Beef + Caramelized Onion Crostini:
- 1 loaf rustic bread, thinly sliced
- 1 T olive oil
- 1 sweet onion, thinly sliced
- 1/4 C dry red wine
- 2 T red wine vinegar
- 1 1/2 T packed light brown sugar
- 1 1/2 T honey
- 1 piece (24-ounce size) beef tenderloin
- 2 T blue cheese for topping
- Preheat oven to 350° F. Preheat a grill to medium-high heat.
- Brush the bread slices with the olive oil. Place on a sheet pan and grill until crispy, about 5 minutes. Set aside.
- In a medium saucepan, combine the onions, wine, vinegar, brown sugar, and honey.
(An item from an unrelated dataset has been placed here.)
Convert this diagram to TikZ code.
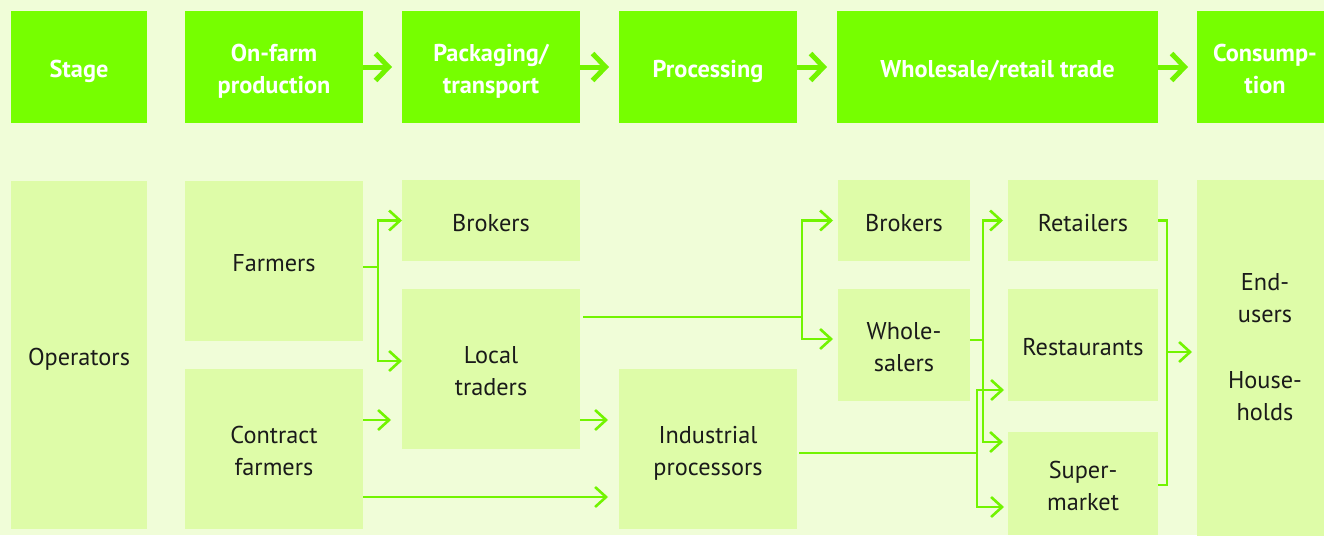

Stir constantly over medium heat until the sugar is dissolved, about 5 minutes. Reduce heat to low and simmer for 30 minutes, until the sauce is the consistency of marmalade.
- Grill the beef tenderloin, turning to mark all sides, until medium rare, about 10 to 15 minutes total. Let rest for 10 minutes, then thinly slice the meat. Place a slice of beef on each crostini and top each with a teaspoon of onion marmalade and sprinkle with blue cheese.
With the crostini we had truffle and mushroom risotto (packaged truffle risotto to which i added sauteed porcini mushrooms) and a salad.